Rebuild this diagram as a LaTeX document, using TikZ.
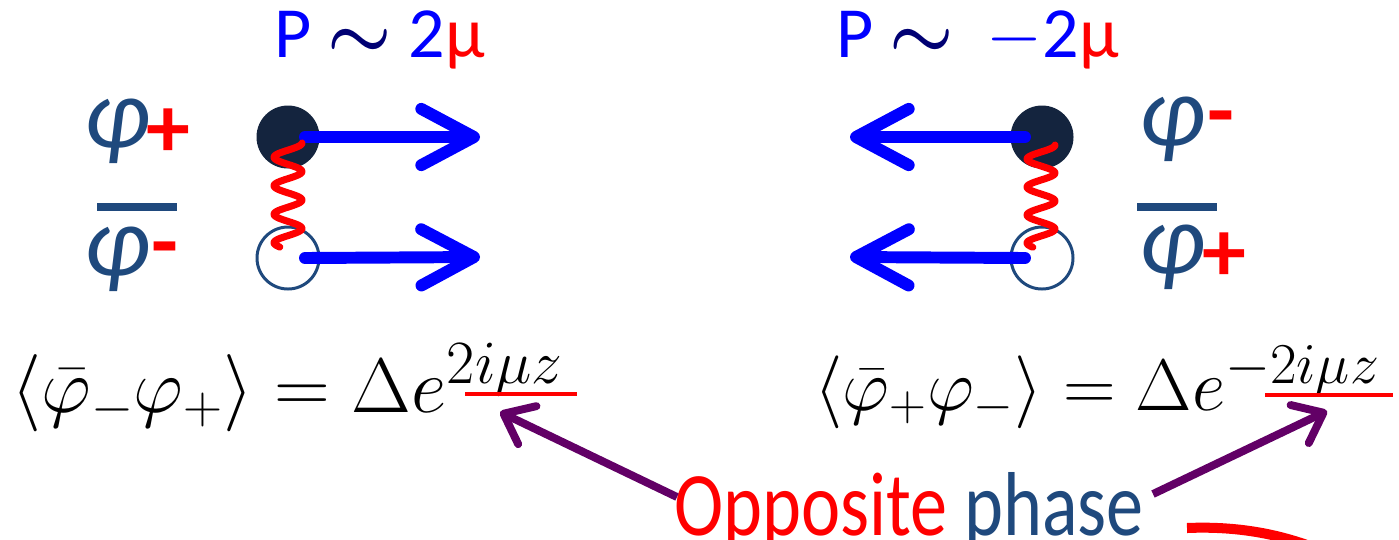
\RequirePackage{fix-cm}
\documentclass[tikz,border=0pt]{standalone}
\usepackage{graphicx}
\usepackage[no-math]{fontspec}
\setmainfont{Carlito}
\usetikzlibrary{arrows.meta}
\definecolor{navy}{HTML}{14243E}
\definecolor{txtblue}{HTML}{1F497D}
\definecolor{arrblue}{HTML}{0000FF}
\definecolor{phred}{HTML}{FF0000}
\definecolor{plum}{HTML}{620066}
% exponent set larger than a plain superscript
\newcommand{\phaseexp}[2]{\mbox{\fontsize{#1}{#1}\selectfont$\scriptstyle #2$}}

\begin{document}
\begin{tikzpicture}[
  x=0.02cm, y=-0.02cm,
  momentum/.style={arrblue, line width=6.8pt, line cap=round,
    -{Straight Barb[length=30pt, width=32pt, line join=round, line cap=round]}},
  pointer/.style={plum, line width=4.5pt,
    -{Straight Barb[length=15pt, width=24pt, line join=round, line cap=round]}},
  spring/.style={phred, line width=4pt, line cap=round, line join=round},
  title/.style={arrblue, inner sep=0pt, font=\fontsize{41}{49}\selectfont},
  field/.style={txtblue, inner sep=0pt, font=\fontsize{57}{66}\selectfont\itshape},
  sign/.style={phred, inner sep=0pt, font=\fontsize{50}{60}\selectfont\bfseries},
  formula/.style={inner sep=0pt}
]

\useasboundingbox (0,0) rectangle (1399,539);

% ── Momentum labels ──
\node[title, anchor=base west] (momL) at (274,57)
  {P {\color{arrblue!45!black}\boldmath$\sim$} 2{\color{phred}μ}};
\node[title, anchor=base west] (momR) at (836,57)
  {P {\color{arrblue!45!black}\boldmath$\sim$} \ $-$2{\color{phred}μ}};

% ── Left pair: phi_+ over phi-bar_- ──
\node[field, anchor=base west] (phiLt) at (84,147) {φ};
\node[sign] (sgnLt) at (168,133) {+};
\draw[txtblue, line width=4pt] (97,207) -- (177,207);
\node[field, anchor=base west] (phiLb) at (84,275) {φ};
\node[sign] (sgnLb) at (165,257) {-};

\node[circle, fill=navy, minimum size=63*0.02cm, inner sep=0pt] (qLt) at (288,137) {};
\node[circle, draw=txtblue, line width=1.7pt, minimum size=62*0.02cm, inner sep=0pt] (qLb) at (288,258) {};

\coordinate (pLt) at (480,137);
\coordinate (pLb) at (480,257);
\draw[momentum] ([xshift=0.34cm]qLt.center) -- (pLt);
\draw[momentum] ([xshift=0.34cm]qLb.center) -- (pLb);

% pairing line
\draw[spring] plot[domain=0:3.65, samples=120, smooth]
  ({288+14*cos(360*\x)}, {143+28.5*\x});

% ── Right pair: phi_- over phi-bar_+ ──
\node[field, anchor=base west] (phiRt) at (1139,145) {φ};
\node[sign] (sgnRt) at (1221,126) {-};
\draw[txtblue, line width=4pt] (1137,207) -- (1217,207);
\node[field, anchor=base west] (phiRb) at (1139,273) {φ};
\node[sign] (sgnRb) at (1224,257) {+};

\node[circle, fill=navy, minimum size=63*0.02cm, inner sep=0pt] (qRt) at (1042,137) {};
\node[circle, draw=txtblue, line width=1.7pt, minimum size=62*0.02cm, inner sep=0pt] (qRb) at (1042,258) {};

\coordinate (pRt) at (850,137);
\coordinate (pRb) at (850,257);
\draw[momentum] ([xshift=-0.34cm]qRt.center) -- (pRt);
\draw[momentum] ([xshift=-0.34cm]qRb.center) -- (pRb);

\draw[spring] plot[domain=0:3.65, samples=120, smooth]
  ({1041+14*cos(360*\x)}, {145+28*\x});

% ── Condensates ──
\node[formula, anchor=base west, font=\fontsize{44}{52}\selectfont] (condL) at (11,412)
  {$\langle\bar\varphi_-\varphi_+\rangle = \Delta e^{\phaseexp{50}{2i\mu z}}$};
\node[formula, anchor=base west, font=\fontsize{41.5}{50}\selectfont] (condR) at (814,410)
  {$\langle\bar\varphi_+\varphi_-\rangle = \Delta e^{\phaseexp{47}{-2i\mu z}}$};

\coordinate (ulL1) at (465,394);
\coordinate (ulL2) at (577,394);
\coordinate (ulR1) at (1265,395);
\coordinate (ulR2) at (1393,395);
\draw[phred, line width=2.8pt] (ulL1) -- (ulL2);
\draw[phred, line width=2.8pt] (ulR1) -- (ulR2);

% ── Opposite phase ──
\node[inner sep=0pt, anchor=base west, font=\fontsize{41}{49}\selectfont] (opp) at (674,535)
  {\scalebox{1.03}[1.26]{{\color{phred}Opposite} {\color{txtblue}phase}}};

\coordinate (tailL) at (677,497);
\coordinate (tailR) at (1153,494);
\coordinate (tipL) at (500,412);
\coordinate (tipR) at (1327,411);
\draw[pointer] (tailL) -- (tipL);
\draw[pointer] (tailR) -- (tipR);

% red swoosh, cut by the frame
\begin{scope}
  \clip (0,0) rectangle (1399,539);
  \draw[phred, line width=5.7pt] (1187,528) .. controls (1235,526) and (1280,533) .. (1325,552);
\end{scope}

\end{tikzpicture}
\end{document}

··········

:: Work instructions ::
The material above must be printed exactly, with its pictures left out.

:: Task response ::
Rebuild this diagram as a LaTeX document, using TikZ.
\RequirePackage{fix-cm}
\documentclass[tikz,border=0pt]{standalone}
\usepackage{graphicx}
\usepackage[no-math]{fontspec}
\setmainfont{Carlito}
\usetikzlibrary{arrows.meta}
\definecolor{navy}{HTML}{14243E}
\definecolor{txtblue}{HTML}{1F497D}
\definecolor{arrblue}{HTML}{0000FF}
\definecolor{phred}{HTML}{FF0000}
\definecolor{plum}{HTML}{620066}
% exponent set larger than a plain superscript
\newcommand{\phaseexp}[2]{\mbox{\fontsize{#1}{#1}\selectfont$\scriptstyle #2$}}

\begin{document}
\begin{tikzpicture}[
  x=0.02cm, y=-0.02cm,
  momentum/.style={arrblue, line width=6.8pt, line cap=round,
    -{Straight Barb[length=30pt, width=32pt, line join=round, line cap=round]}},
  pointer/.style={plum, line width=4.5pt,
    -{Straight Barb[length=15pt, width=24pt, line join=round, line cap=round]}},
  spring/.style={phred, line width=4pt, line cap=round, line join=round},
  title/.style={arrblue, inner sep=0pt, font=\fontsize{41}{49}\selectfont},
  field/.style={txtblue, inner sep=0pt, font=\fontsize{57}{66}\selectfont\itshape},
  sign/.style={phred, inner sep=0pt, font=\fontsize{50}{60}\selectfont\bfseries},
  formula/.style={inner sep=0pt}
]

\useasboundingbox (0,0) rectangle (1399,539);

% ── Momentum labels ──
\node[title, anchor=base west] (momL) at (274,57)
  {P {\color{arrblue!45!black}\boldmath$\sim$} 2{\color{phred}μ}};
\node[title, anchor=base west] (momR) at (836,57)
  {P {\color{arrblue!45!black}\boldmath$\sim$} \ $-$2{\color{phred}μ}};

% ── Left pair: phi_+ over phi-bar_- ──
\node[field, anchor=base west] (phiLt) at (84,147) {φ};
\node[sign] (sgnLt) at (168,133) {+};
\draw[txtblue, line width=4pt] (97,207) -- (177,207);
\node[field, anchor=base west] (phiLb) at (84,275) {φ};
\node[sign] (sgnLb) at (165,257) {-};

\node[circle, fill=navy, minimum size=63*0.02cm, inner sep=0pt] (qLt) at (288,137) {};
\node[circle, draw=txtblue, line width=1.7pt, minimum size=62*0.02cm, inner sep=0pt] (qLb) at (288,258) {};

\coordinate (pLt) at (480,137);
\coordinate (pLb) at (480,257);
\draw[momentum] ([xshift=0.34cm]qLt.center) -- (pLt);
\draw[momentum] ([xshift=0.34cm]qLb.center) -- (pLb);

% pairing line
\draw[spring] plot[domain=0:3.65, samples=120, smooth]
  ({288+14*cos(360*\x)}, {143+28.5*\x});

% ── Right pair: phi_- over phi-bar_+ ──
\node[field, anchor=base west] (phiRt) at (1139,145) {φ};
\node[sign] (sgnRt) at (1221,126) {-};
\draw[txtblue, line width=4pt] (1137,207) -- (1217,207);
\node[field, anchor=base west] (phiRb) at (1139,273) {φ};
\node[sign] (sgnRb) at (1224,257) {+};

\node[circle, fill=navy, minimum size=63*0.02cm, inner sep=0pt] (qRt) at (1042,137) {};
\node[circle, draw=txtblue, line width=1.7pt, minimum size=62*0.02cm, inner sep=0pt] (qRb) at (1042,258) {};

\coordinate (pRt) at (850,137);
\coordinate (pRb) at (850,257);
\draw[momentum] ([xshift=-0.34cm]qRt.center) -- (pRt);
\draw[momentum] ([xshift=-0.34cm]qRb.center) -- (pRb);

\draw[spring] plot[domain=0:3.65, samples=120, smooth]
  ({1041+14*cos(360*\x)}, {145+28*\x});

% ── Condensates ──
\node[formula, anchor=base west, font=\fontsize{44}{52}\selectfont] (condL) at (11,412)
  {$\langle\bar\varphi_-\varphi_+\rangle = \Delta e^{\phaseexp{50}{2i\mu z}}$};
\node[formula, anchor=base west, font=\fontsize{41.5}{50}\selectfont] (condR) at (814,410)
  {$\langle\bar\varphi_+\varphi_-\rangle = \Delta e^{\phaseexp{47}{-2i\mu z}}$};

\coordinate (ulL1) at (465,394);
\coordinate (ulL2) at (577,394);
\coordinate (ulR1) at (1265,395);
\coordinate (ulR2) at (1393,395);
\draw[phred, line width=2.8pt] (ulL1) -- (ulL2);
\draw[phred, line width=2.8pt] (ulR1) -- (ulR2);

% ── Opposite phase ──
\node[inner sep=0pt, anchor=base west, font=\fontsize{41}{49}\selectfont] (opp) at (674,535)
  {\scalebox{1.03}[1.26]{{\color{phred}Opposite} {\color{txtblue}phase}}};

\coordinate (tailL) at (677,497);
\coordinate (tailR) at (1153,494);
\coordinate (tipL) at (500,412);
\coordinate (tipR) at (1327,411);
\draw[pointer] (tailL) -- (tipL);
\draw[pointer] (tailR) -- (tipR);

% red swoosh, cut by the frame
\begin{scope}
  \clip (0,0) rectangle (1399,539);
  \draw[phred, line width=5.7pt] (1187,528) .. controls (1235,526) and (1280,533) .. (1325,552);
\end{scope}

\end{tikzpicture}
\end{document}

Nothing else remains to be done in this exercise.